Problem =>
In the listing below, pick out lines with "React".
* * * * * * *
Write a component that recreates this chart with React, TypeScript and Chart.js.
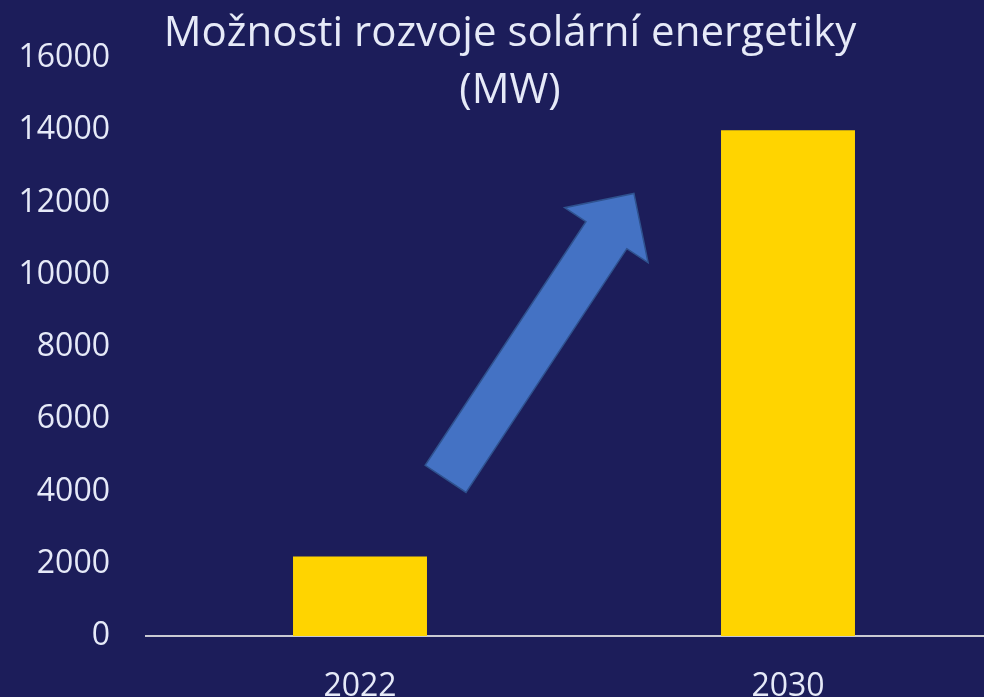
import React, { useEffect, useRef } from "react";
import { Chart, registerables } from "chart.js";

Chart.register(...registerables);

const categories: string[] = ["2022", "2030"];
const capacityMW: number[] = [2200, 14000];
const yTicks: number[] = [0, 2000, 4000, 6000, 8000, 10000, 12000, 14000, 16000];
const titleLines: string[] = ["Možnosti rozvoje solární energetiky", "(MW)"];
// arrow decoration in data space: [category index, value]
const arrowTail: [number, number] = [0.2, 4350];
const arrowTip: [number, number] = [0.64, 12250];

const BG = "#1c1d5a";
const TEXT = "#e6eaf8";
const FONT = "'Open Sans', sans-serif";

const decoPlugin = {
  id: "deco",
  beforeDraw(chart: any) {
    const { ctx, width, height } = chart;
    ctx.save();
    ctx.fillStyle = BG;
    ctx.fillRect(0, 0, width, height);
    ctx.restore();
  },
  afterDraw(chart: any) {
    const { ctx } = chart;
    const xs = chart.scales.x;
    const ys = chart.scales.y;
    // arrow
    const tx = xs.getPixelForValue(arrowTail[0]);
    const ty = ys.getPixelForValue(arrowTail[1]);
    const px = xs.getPixelForValue(arrowTip[0]);
    const py = ys.getPixelForValue(arrowTip[1]);
    const dx = px - tx;
    const dy = py - ty;
    const len = Math.hypot(dx, dy);
    const ux = dx / len;
    const uy = dy / len;
    const nx = -uy;
    const ny = ux;
    const shaftW = 49;
    const headW = 100;
    const headL = 50;
    const bx = px - ux * headL;
    const by = py - uy * headL;
    ctx.save();
    ctx.beginPath();
    ctx.moveTo(tx + nx * shaftW / 2, ty + ny * shaftW / 2);
    ctx.lineTo(bx + nx * shaftW / 2, by + ny * shaftW / 2);
    ctx.lineTo(bx + nx * headW / 2, by + ny * headW / 2);
    ctx.lineTo(px, py);
    ctx.lineTo(bx - nx * headW / 2, by - ny * headW / 2);
    ctx.lineTo(bx - nx * shaftW / 2, by - ny * shaftW / 2);
    ctx.lineTo(tx - nx * shaftW / 2, ty - ny * shaftW / 2);
    ctx.closePath();
    ctx.fillStyle = "#4472c4";
    ctx.fill();
    ctx.lineWidth = 1.5;
    ctx.strokeStyle = "#2f528f";
    ctx.stroke();
    ctx.restore();
    // title
    ctx.save();
    ctx.fillStyle = TEXT;
    ctx.font = `42px ${FONT}`;
    ctx.textAlign = "center";
    ctx.textBaseline = "middle";
    ctx.fillText(titleLines[0], 510, 34);
    ctx.fillText(titleLines[1], 510, 91);
    ctx.restore();
  },
};

export default function App() {
  const ref = useRef<HTMLCanvasElement | null>(null);
  useEffect(() => {
    document.body.style.margin = "0";
    document.body.style.overflow = "hidden";
    document.body.style.background = BG;
    const canvas = ref.current;
    if (!canvas) return;
    const chart = new Chart(canvas, {
      type: "bar",
      data: {
        labels: categories,
        datasets: [
          {
            data: capacityMW,
            backgroundColor: "#ffd400",
            borderWidth: 0,
            barPercentage: 0.626,
            categoryPercentage: 0.5,
          },
        ],
      },
      options: {
        animation: false,
        responsive: false,
        maintainAspectRatio: false,
        layout: { padding: { top: 58, left: 0, right: 0, bottom: 0 } },
        plugins: {
          legend: { display: false },
          title: { display: false },
          tooltip: { enabled: false },
        },
        scales: {
          x: {
            grid: { display: false, drawTicks: false },
            border: { display: true, color: "#c9c9d2", width: 2 },
            ticks: {
              color: TEXT,
              font: { family: FONT, size: 32 },
              padding: 32,
              maxRotation: 0,
            },
            afterFit(scale: any) {
              scale.height = 61;
            },
          },
          y: {
            min: 0,
            max: 16000,
            grid: { display: false, drawTicks: false },
            border: { display: false },
            afterBuildTicks(scale: any) {
              scale.ticks = yTicks.map((v) => ({ value: v }));
            },
            ticks: {
              color: TEXT,
              font: { family: FONT, size: 32 },
              padding: 36,
              callback: (v: any) => String(v),
            },
            afterFit(scale: any) {
              scale.width = 146;
            },
          },
        },
      },
      plugins: [decoPlugin],
    });
    return () => chart.destroy();
  }, []);
  return (
    <div style={{ width: 984, height: 697, overflow: "hidden", background: BG }}>
      <canvas ref={ref} width={1002} height={697} style={{ display: "block" }} />
    </div>
  );
}
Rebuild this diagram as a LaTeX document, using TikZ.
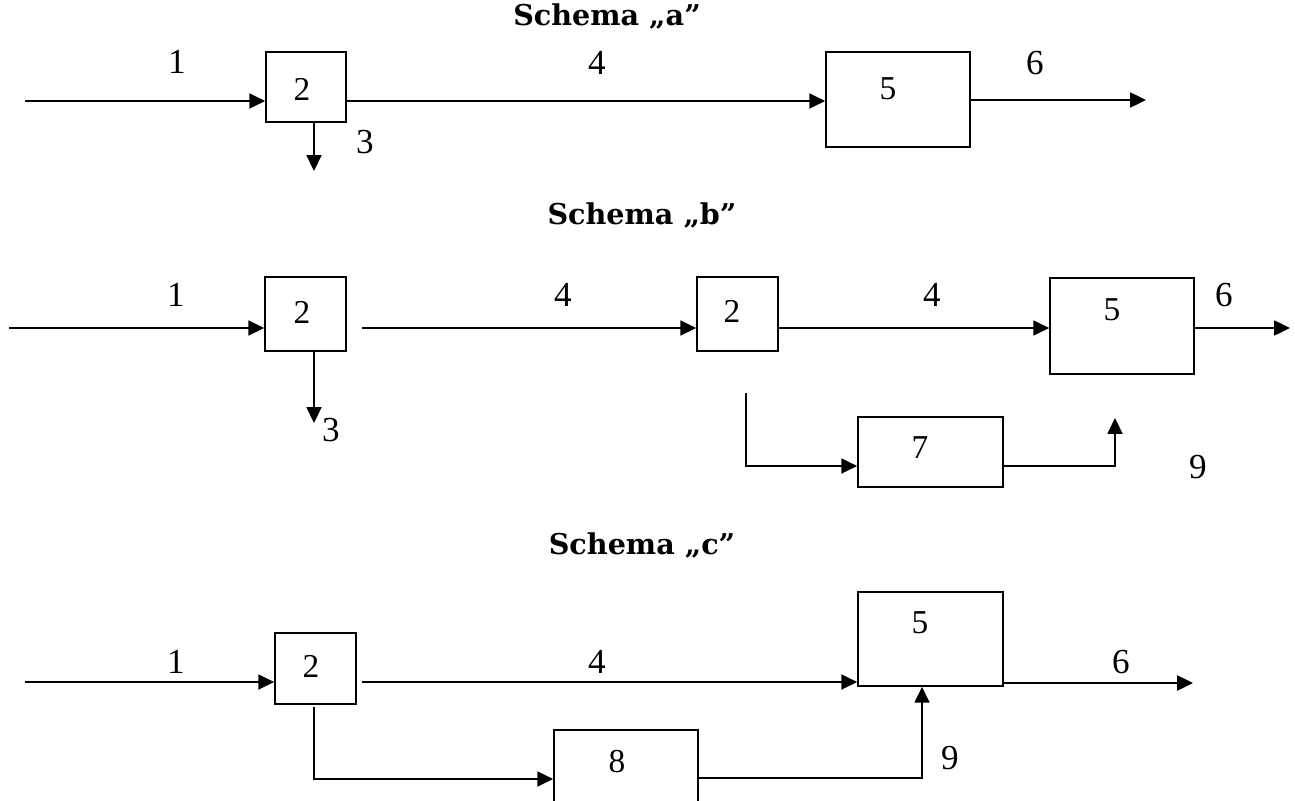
* * * * * * *
Correct answer =>
Write a component that recreates this chart with React, TypeScript and Chart.js.
import React, { useEffect, useRef } from "react";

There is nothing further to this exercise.